▶ [Challenge]
Exactly and only the lines from the one containing "Rebuild this chart" through the one containing "import matplotlib.pyplot as plt" belong in your copy. Pictures do not.
>> BEGIN Extracted records
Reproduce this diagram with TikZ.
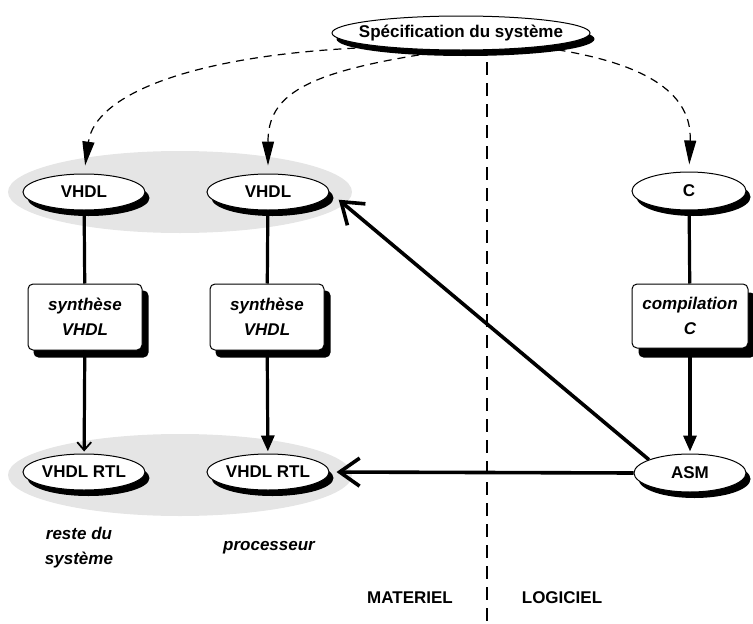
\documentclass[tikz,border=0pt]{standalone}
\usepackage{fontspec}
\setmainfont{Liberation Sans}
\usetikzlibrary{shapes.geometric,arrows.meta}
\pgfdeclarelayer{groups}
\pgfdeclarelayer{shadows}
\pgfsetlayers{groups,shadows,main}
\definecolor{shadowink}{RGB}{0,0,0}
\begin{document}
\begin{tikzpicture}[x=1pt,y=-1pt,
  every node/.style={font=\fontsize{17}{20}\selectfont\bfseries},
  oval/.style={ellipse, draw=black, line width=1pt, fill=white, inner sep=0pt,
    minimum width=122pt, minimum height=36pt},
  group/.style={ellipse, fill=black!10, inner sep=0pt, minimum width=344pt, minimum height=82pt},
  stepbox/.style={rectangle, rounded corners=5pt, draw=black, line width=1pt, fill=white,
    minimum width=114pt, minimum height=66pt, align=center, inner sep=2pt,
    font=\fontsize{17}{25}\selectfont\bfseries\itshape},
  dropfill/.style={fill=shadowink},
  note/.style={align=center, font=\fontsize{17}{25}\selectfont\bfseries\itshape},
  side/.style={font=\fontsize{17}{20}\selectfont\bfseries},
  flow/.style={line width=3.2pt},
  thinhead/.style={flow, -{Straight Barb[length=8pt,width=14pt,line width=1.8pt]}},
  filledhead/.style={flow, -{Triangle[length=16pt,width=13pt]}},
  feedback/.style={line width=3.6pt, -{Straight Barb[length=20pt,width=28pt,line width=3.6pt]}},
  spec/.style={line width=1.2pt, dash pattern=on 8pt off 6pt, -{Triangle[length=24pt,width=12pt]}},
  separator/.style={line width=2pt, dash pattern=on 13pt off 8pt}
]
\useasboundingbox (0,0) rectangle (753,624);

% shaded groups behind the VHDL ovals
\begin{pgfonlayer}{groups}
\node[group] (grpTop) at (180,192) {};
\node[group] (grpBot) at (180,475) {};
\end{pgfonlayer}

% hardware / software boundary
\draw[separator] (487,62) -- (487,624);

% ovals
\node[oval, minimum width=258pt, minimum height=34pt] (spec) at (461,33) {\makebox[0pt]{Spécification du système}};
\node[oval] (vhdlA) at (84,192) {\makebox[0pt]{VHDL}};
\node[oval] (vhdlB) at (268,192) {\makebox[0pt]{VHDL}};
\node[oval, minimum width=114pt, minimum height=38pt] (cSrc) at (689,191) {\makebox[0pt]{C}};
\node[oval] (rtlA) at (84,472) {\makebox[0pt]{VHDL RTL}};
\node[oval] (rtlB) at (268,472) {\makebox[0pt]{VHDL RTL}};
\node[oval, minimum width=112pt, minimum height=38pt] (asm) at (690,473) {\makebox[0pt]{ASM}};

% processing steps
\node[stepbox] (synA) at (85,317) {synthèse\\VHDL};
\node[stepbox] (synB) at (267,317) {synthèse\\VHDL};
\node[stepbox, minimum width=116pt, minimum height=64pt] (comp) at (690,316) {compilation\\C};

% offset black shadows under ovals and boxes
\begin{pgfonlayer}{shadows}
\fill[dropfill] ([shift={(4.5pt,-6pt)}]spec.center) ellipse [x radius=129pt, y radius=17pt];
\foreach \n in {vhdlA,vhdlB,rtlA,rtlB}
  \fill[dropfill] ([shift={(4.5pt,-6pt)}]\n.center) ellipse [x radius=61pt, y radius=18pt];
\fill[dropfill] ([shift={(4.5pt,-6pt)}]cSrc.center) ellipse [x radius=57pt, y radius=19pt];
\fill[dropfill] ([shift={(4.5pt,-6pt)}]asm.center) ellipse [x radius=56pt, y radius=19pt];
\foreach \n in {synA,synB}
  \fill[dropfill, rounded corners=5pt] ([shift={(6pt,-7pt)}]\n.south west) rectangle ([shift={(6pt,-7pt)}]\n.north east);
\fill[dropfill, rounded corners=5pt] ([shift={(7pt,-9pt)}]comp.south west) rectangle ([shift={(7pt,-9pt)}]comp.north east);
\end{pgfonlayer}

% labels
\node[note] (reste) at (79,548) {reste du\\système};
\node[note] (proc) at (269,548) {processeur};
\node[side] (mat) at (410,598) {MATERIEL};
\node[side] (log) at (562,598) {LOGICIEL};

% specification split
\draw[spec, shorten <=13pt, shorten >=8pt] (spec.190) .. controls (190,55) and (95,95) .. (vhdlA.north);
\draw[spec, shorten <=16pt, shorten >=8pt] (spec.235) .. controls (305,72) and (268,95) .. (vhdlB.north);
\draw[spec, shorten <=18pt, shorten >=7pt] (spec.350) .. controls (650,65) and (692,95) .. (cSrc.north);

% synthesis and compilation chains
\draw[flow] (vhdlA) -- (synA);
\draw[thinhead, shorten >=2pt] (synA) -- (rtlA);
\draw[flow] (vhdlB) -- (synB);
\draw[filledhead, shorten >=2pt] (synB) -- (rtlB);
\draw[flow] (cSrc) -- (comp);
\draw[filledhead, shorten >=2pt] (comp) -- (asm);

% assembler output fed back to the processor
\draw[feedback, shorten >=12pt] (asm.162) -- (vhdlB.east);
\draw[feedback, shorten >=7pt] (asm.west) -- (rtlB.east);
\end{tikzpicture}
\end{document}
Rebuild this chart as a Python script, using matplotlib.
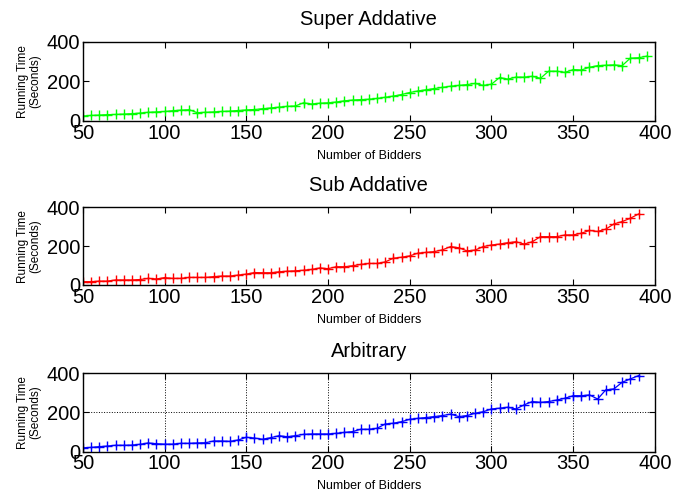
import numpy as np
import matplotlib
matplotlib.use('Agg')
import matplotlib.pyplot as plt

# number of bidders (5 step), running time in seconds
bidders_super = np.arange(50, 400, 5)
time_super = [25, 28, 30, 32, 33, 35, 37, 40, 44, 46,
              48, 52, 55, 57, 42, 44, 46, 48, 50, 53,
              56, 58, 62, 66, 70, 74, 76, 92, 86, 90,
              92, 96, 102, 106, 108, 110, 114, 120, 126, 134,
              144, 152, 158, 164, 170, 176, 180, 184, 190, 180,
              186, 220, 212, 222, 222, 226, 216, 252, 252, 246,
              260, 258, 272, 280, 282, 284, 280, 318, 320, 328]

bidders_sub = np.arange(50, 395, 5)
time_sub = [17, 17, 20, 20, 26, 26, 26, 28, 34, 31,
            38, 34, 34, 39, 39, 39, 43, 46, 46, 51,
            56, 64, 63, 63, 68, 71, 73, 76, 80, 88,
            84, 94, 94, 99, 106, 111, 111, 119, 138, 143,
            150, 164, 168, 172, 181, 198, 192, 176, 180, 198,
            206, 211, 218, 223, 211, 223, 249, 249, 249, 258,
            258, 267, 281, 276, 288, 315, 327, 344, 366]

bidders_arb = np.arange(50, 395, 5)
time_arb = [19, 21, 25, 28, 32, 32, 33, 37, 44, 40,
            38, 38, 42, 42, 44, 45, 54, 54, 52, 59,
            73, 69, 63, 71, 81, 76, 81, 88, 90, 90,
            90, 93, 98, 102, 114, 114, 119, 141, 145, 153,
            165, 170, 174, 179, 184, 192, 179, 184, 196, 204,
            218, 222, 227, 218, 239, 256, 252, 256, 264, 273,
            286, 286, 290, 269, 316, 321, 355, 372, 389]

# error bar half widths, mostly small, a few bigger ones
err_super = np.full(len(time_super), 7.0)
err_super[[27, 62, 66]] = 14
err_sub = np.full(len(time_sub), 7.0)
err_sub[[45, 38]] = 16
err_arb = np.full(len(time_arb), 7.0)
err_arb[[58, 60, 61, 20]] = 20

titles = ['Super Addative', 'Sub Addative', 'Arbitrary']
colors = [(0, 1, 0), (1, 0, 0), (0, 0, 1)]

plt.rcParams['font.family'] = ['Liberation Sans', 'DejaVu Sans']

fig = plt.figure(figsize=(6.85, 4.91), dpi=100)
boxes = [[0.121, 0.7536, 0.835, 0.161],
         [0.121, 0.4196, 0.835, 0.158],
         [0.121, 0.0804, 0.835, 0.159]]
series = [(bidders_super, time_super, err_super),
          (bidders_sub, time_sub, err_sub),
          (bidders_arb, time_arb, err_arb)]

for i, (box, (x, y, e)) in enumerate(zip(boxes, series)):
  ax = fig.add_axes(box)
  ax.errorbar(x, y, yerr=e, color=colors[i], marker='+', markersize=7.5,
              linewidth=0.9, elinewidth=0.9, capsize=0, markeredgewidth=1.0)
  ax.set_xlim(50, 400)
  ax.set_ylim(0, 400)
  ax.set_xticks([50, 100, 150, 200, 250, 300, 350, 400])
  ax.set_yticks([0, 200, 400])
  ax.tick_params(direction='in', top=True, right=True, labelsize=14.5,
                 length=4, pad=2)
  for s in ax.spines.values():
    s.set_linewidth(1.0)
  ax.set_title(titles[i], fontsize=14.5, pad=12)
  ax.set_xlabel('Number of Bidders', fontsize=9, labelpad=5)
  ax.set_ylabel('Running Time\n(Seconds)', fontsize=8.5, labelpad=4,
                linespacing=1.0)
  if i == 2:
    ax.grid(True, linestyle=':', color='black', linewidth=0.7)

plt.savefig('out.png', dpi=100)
>> END Extracted records
>> BEGIN Extracted records
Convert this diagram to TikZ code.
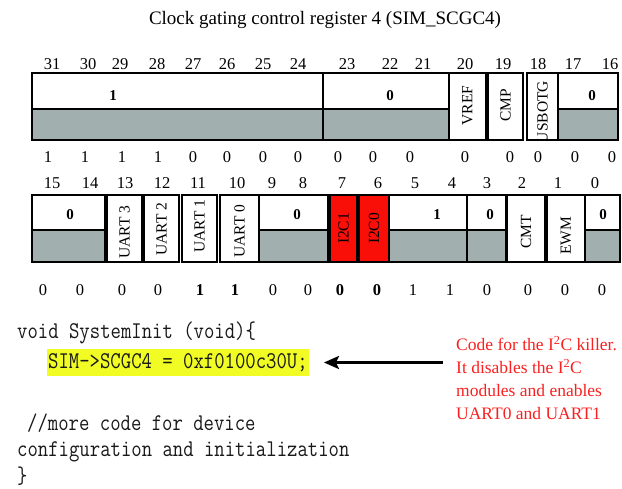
>> END Extracted records
▶ [Result of this exercise]
Rebuild this chart as a Python script, using matplotlib.
import numpy as np
import matplotlib
matplotlib.use('Agg')
import matplotlib.pyplot as plt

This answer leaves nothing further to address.